Take the women’s magazine I’m currently reading. It has a feature on cutting health care costs. The first tip relates to prescription costs — checking whether you’re exempt from paying and whether buying over the counter is cheaper. Good stuff — but how about “move to Wales”? Prescriptions here have been free to all for two years.
That’s because areas including health, education and the environment are devolved to the Welsh Assembly, which does not have full law-making powers but can make secondary legislation. The ban on smoking in public places was introduced several months before England’s. When England announced it was going to scrap SATs exams for 14-year-olds last October, there was little reference to the fact Wales had done away with them four years earlier.
You wonder whether some writers realise that Wales is a different country.
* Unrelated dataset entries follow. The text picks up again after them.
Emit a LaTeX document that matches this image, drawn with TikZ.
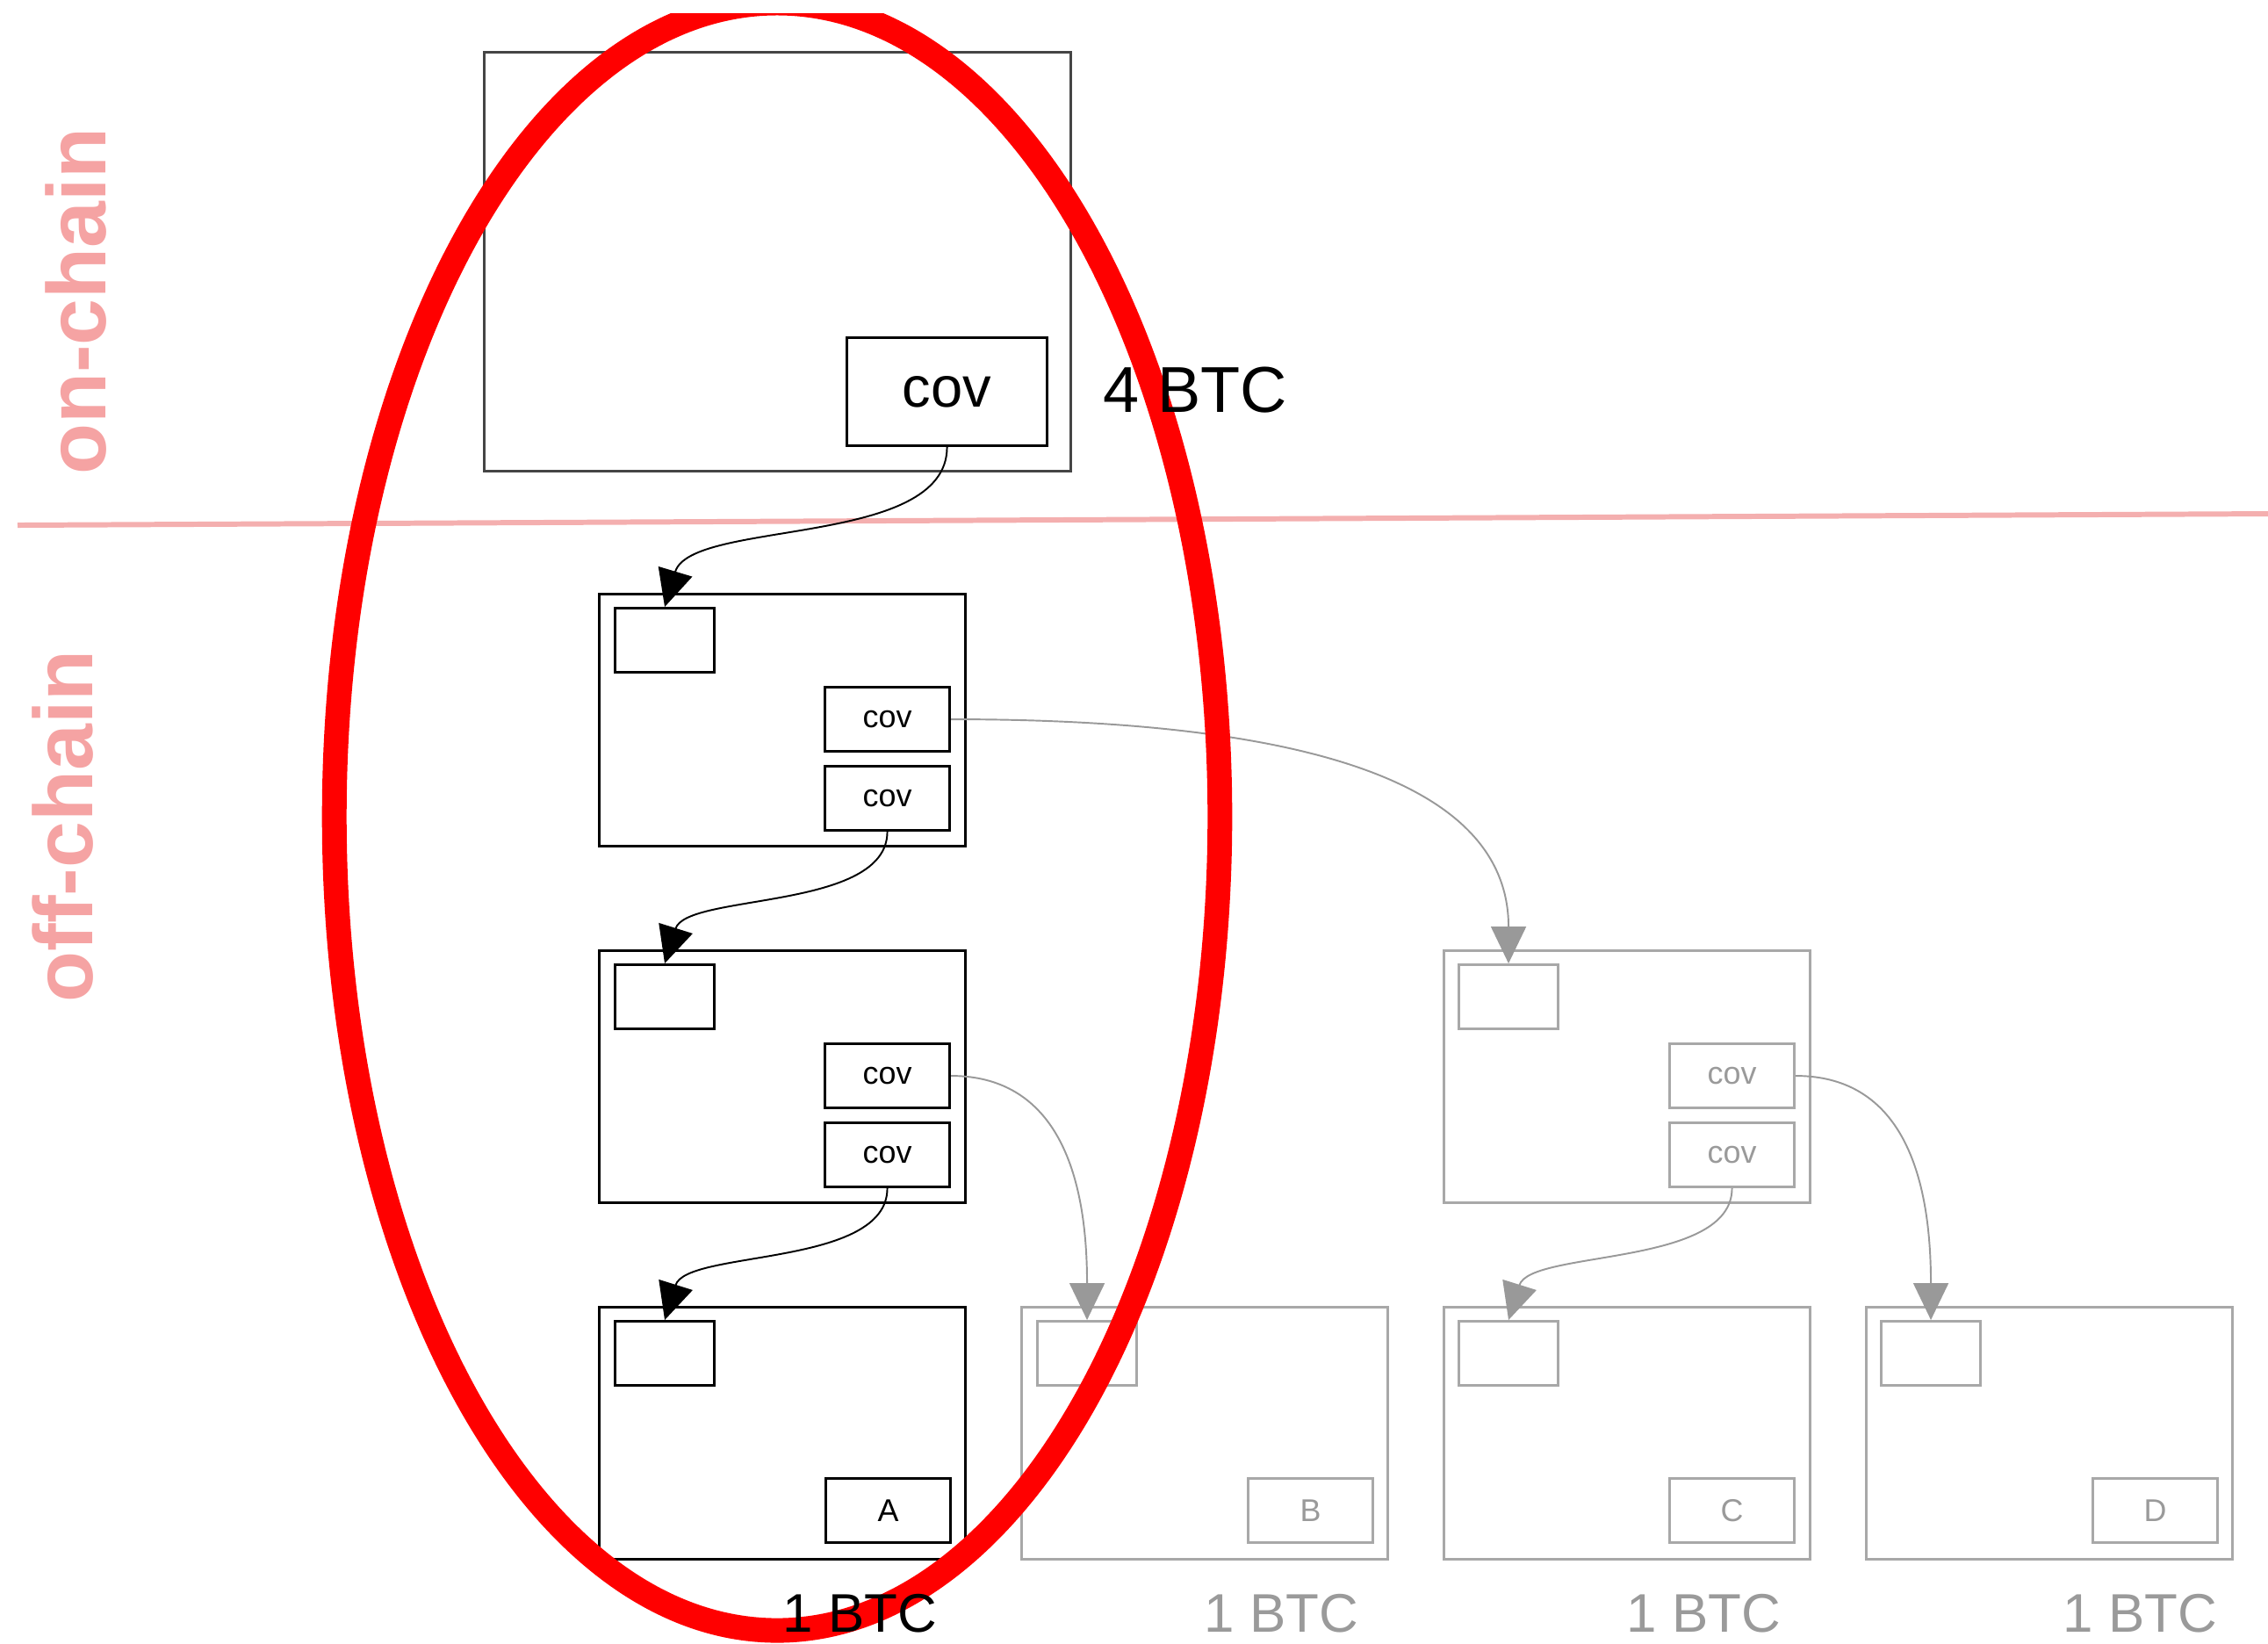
\documentclass[tikz,border=0pt]{standalone}
\usepackage{fontspec}
\setmainfont{Liberation Sans}
\usetikzlibrary{arrows.meta}
\definecolor{ghost}{HTML}{A8A8A8}
\definecolor{ghosttext}{HTML}{9A9A9A}
\definecolor{ghostarrow}{HTML}{999999}
\definecolor{chainlabel}{HTML}{F5A3A3}
\definecolor{chainline}{HTML}{F4AFAF}
\definecolor{topedge}{HTML}{454545}
\tikzset{
  box/.style={draw=black, line width=0.85pt, inner sep=0pt, anchor=north west},
  gbox/.style={draw=ghost, line width=0.85pt, inner sep=0pt, anchor=north west},
  bigbox/.style={minimum width=4.17cm, minimum height=2.87cm},
  slot/.style={minimum width=1.13cm, minimum height=0.73cm},
  covbox/.style={minimum width=1.42cm, minimum height=0.73cm, font=\fontsize{10.2pt}{12pt}\selectfont},
  link/.style={line width=0.55pt, -{Triangle[length=0.42cm, width=0.4cm]}},
  glink/.style={link, draw=ghostarrow, -{Triangle[length=0.42cm, width=0.4cm, color=ghostarrow]}},
  btc/.style={anchor=base west, inner sep=0pt, font=\fontsize{17.6pt}{20pt}\selectfont},
  chain/.style={rotate=90, anchor=base, inner sep=0pt, text=chainlabel, font=\fontsize{27pt}{30pt}\selectfont\bfseries}
}
\begin{document}
\begin{tikzpicture}[x=0.01cm, y=-0.01cm]
\useasboundingbox (0,0) rectangle (2583,1871);

% side labels and separator
\node[chain] (on) at (120,343) {on-chain};
\node[chain] (off) at (105,941) {off-chain};
\coordinate (sepL) at (20,598);
\coordinate (sepR) at (2583,585);
\draw[chainline, line width=1.7pt] (sepL) -- (sepR);

% on-chain box
\node[box, draw=topedge, minimum width=6.68cm, minimum height=4.77cm] (T) at (550,58) {};
\node[box, minimum width=2.28cm, minimum height=1.23cm, font=\fontsize{18.5pt}{20pt}\selectfont] (Tcov) at (963,383) {cov};

% level 1
\node[box, bigbox] (L1) at (681,675) {};
\node[box, slot] (L1s) at (699,691) {};
\node[box, covbox] (L1c1) at (938,781) {cov};
\node[box, covbox] (L1c2) at (938,871) {cov};

% level 2
\node[box, bigbox] (L2) at (681,1081) {};
\node[box, slot] (L2s) at (699,1097) {};
\node[box, covbox] (L2c1) at (938,1187) {cov};
\node[box, covbox] (L2c2) at (938,1277) {cov};

\node[gbox, bigbox] (R2) at (1643,1081) {};
\node[gbox, slot] (R2s) at (1660,1097) {};
\node[gbox, covbox, text=ghosttext] (R2c1) at (1900,1187) {cov};
\node[gbox, covbox, text=ghosttext] (R2c2) at (1900,1277) {cov};

% leaves
\node[box, bigbox] (A) at (681,1487) {};
\node[box, slot] (As) at (699,1503) {};
\node[box, covbox] (Av) at (939,1682) {A};

\node[gbox, bigbox] (B) at (1162,1487) {};
\node[gbox, slot] (Bs) at (1180,1503) {};
\node[gbox, covbox, text=ghosttext] (Bv) at (1420,1682) {B};

\node[gbox, bigbox] (C) at (1643,1487) {};
\node[gbox, slot] (Cs) at (1660,1503) {};
\node[gbox, covbox, text=ghosttext] (Cv) at (1900,1682) {C};

\node[gbox, bigbox] (D) at (2124,1487) {};
\node[gbox, slot] (Ds) at (2141,1503) {};
\node[gbox, covbox, text=ghosttext] (Dv) at (2382,1682) {D};

% connectors
\draw[link] (Tcov.south) .. controls ([yshift=-1.15cm]Tcov.south) and ([xshift=0.3cm, yshift=1.0cm]L1s.north) .. (L1s.north);
\draw[link] (L1c2.south) .. controls ([yshift=-0.9cm]L1c2.south) and ([xshift=0.25cm, yshift=0.8cm]L2s.north) .. (L2s.north);
\draw[link] (L2c2.south) .. controls ([yshift=-0.9cm]L2c2.south) and ([xshift=0.25cm, yshift=0.8cm]As.north) .. (As.north);

\draw[glink] (L1c1.east) .. controls ([xshift=4.2cm]L1c1.east) and ([yshift=2.0cm]R2s.north) .. (R2s.north);
\draw[glink] (L2c1.east) .. controls ([xshift=1.0cm]L2c1.east) and ([yshift=2.0cm]Bs.north) .. (Bs.north);
\draw[glink] (R2c2.south) .. controls ([yshift=-0.9cm]R2c2.south) and ([xshift=0.25cm, yshift=0.8cm]Cs.north) .. (Cs.north);
\draw[glink] (R2c1.east) .. controls ([xshift=1.0cm]R2c1.east) and ([yshift=2.0cm]Ds.north) .. (Ds.north);

% highlight (clipped at the top like the reference)
\begin{scope}
  \clip (0,15) rectangle (2583,1871);
  \draw[red, line width=0.28cm] (885,930) ellipse [x radius=5.04cm, y radius=9.26cm];
\end{scope}

% amounts
\node[btc, font=\fontsize{21pt}{24pt}\selectfont] (amtT) at (1256,469) {4 BTC};
\node[btc] (amtA) at (891,1858) {1 BTC};
\node[btc, text=ghosttext] (amtB) at (1371,1858) {1 BTC};
\node[btc, text=ghosttext] (amtC) at (1852,1858) {1 BTC};
\node[btc, text=ghosttext] (amtD) at (2349,1858) {1 BTC};
\end{tikzpicture}
\end{document}
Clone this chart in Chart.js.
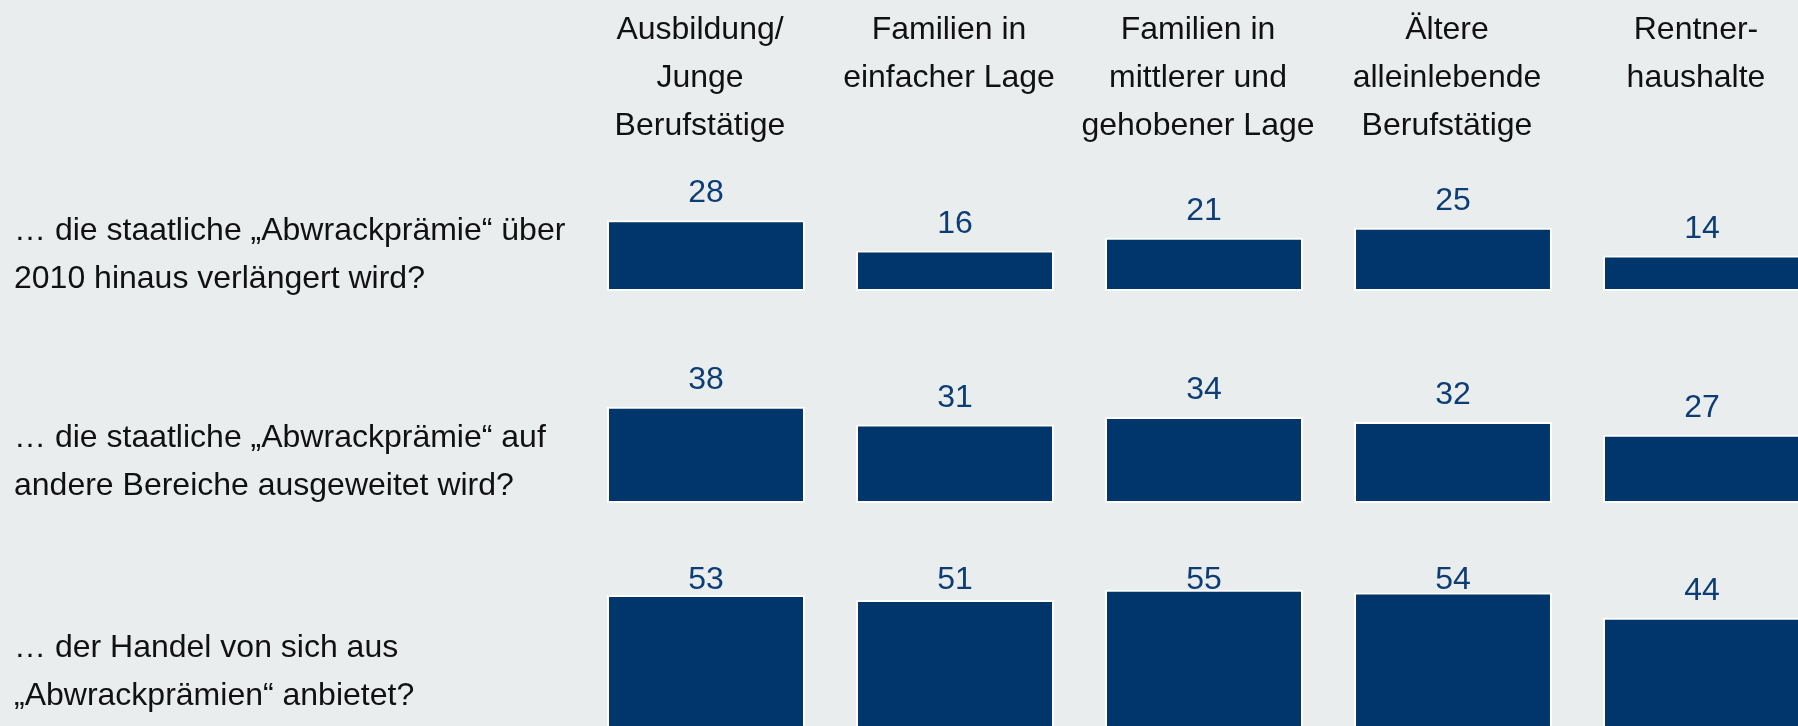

An in-train magazine recently illustrated a piece on walks in England with images of Cardiff Castle and featured a walk set in Wales without mentioning it was not in England.
I do concede that institutions such as the BBC, with its “nations and regions” remit, are good at pointing out when an issue relates only to England.
And I’m not even blaming English journalists. The dire state of the Welsh print media doesn’t help. Unlike Scotland and Northern Ireland, we do not have several daily newspapers reporting our stories. The Western Mail is a lone voice — and sadly one that has seen staff cut and readership fall. No national newspapers have correspondents in Wales any more. The Welsh editions of the tabloids have all disappeared.
Given that 80 per cent of people in Wales read a newspaper published in England, it would be nice if writers could check whether what they are writing applies to all their readers.